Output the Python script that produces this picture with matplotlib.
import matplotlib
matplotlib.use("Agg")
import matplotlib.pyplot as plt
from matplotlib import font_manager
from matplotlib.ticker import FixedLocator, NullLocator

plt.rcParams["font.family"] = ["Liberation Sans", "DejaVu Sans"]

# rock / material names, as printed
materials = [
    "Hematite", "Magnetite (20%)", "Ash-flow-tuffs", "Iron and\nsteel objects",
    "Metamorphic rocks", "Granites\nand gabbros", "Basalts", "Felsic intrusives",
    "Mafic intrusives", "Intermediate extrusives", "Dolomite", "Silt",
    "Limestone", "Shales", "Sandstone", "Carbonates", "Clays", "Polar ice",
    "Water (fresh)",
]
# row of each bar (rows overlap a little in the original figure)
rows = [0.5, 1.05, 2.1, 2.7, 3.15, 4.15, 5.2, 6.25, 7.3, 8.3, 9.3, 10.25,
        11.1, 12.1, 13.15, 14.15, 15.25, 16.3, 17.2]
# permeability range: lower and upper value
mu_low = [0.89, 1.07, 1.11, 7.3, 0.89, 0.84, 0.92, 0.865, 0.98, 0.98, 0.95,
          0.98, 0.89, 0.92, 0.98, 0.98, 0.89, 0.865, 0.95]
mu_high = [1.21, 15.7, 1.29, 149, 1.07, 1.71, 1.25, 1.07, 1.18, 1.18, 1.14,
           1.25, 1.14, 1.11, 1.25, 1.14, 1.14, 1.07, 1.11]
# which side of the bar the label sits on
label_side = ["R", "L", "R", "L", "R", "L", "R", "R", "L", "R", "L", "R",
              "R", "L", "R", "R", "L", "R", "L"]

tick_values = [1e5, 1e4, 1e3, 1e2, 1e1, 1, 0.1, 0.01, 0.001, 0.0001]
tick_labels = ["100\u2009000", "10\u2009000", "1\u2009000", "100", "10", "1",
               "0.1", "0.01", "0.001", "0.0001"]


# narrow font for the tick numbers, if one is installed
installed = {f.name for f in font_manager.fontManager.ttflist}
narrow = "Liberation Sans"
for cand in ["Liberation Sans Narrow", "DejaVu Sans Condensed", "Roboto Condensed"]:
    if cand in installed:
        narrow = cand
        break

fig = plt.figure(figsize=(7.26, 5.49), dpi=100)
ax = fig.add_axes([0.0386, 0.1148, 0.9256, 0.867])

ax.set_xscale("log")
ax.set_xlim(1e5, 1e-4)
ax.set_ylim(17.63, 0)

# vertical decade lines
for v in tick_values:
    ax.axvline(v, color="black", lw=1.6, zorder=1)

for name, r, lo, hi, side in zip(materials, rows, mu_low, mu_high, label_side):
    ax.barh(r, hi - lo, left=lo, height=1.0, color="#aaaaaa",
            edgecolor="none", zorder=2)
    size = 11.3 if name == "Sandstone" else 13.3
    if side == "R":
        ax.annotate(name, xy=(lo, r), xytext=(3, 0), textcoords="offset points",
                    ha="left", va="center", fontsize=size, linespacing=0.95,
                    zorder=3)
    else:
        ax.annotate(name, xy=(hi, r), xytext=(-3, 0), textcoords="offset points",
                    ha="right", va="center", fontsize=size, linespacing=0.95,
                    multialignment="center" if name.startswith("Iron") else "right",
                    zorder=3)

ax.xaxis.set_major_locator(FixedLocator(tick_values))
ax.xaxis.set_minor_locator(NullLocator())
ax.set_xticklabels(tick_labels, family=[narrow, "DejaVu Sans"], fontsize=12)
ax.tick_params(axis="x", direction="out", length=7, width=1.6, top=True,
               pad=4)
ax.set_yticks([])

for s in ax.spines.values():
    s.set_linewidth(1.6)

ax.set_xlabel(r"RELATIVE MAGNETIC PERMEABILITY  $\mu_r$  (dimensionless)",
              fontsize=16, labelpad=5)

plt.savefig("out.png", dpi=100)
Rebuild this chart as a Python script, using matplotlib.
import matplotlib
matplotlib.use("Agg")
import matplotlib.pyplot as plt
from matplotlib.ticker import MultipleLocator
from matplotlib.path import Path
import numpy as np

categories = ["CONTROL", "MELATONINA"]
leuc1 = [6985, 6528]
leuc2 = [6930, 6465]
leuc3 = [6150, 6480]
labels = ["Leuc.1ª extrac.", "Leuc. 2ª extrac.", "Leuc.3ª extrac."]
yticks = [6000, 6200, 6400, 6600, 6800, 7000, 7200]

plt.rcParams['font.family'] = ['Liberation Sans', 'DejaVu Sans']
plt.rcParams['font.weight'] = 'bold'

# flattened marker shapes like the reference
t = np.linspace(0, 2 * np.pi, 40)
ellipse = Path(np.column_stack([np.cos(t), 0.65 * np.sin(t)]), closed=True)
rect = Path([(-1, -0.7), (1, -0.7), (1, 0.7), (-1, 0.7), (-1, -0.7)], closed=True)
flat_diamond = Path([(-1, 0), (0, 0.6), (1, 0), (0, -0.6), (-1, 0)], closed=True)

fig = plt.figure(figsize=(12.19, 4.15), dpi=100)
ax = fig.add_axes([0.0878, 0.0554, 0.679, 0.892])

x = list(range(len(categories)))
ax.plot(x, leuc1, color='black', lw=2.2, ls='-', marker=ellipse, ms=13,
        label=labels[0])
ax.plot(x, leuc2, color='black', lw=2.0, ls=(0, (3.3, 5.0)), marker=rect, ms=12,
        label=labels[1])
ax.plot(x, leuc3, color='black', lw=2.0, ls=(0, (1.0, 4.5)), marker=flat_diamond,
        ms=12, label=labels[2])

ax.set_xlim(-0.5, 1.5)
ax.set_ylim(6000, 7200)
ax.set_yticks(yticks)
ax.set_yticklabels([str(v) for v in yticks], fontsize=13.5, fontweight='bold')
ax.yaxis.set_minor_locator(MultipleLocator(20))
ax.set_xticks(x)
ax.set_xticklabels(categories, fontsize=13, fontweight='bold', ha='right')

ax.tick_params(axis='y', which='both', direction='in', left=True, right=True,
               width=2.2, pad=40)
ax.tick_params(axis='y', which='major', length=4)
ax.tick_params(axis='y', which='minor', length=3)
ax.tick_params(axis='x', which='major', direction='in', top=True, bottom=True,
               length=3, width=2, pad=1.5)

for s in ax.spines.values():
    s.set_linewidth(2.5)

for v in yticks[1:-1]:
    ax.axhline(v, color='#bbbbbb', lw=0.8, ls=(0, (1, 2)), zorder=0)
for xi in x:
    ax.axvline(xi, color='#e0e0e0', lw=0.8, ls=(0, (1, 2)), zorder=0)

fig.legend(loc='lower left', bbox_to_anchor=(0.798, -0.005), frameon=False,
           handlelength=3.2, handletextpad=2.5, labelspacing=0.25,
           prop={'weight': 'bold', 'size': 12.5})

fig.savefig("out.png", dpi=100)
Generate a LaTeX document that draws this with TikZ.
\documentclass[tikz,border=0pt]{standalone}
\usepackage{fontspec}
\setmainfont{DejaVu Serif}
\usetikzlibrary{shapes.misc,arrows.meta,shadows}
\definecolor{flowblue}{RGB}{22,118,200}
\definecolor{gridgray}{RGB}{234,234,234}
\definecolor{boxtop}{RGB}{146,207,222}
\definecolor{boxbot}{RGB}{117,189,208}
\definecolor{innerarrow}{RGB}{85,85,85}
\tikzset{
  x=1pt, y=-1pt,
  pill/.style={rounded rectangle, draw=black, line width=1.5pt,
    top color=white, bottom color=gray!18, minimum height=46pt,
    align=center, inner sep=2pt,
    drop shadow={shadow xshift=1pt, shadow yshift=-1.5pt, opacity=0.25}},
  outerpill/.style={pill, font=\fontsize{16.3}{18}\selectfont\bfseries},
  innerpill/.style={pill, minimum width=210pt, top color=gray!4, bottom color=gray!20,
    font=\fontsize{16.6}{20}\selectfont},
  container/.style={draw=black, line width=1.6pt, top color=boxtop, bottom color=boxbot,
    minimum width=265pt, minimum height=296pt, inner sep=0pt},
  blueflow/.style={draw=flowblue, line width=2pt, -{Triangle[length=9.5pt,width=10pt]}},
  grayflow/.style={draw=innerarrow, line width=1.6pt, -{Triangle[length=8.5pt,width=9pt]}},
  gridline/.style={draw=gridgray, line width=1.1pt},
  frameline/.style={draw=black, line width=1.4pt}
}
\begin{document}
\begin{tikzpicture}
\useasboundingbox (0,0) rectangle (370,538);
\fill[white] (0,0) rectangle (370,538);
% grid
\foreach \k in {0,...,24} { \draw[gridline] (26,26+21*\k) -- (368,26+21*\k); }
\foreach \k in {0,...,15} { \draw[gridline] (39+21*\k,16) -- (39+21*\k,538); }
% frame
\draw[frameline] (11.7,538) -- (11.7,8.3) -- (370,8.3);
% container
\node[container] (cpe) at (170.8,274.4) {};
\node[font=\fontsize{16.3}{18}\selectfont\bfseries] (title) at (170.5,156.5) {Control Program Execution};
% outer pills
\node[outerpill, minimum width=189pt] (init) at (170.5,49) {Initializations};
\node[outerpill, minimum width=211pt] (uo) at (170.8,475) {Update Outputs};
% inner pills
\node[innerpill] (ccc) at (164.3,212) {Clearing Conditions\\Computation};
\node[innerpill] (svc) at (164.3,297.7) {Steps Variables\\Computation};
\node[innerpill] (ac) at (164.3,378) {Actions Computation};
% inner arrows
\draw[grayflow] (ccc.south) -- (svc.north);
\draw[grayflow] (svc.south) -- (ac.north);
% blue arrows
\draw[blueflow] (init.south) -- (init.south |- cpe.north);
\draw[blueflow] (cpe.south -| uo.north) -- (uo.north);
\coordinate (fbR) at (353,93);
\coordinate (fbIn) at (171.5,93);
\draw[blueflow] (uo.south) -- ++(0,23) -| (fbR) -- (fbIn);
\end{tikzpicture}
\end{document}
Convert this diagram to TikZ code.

----

* **To be done**
Print only the run of lines that begins with the line containing "Rebuild this chart" and ends with the line containing "yticks = [6000, 6200, 6400, 6600, 6800, 7000, 7200]", both included, exactly as they read.

* **Answer to the exercise**
Rebuild this chart as a Python script, using matplotlib.
import matplotlib
matplotlib.use("Agg")
import matplotlib.pyplot as plt
from matplotlib.ticker import MultipleLocator
from matplotlib.path import Path
import numpy as np

categories = ["CONTROL", "MELATONINA"]
leuc1 = [6985, 6528]
leuc2 = [6930, 6465]
leuc3 = [6150, 6480]
labels = ["Leuc.1ª extrac.", "Leuc. 2ª extrac.", "Leuc.3ª extrac."]
yticks = [6000, 6200, 6400, 6600, 6800, 7000, 7200]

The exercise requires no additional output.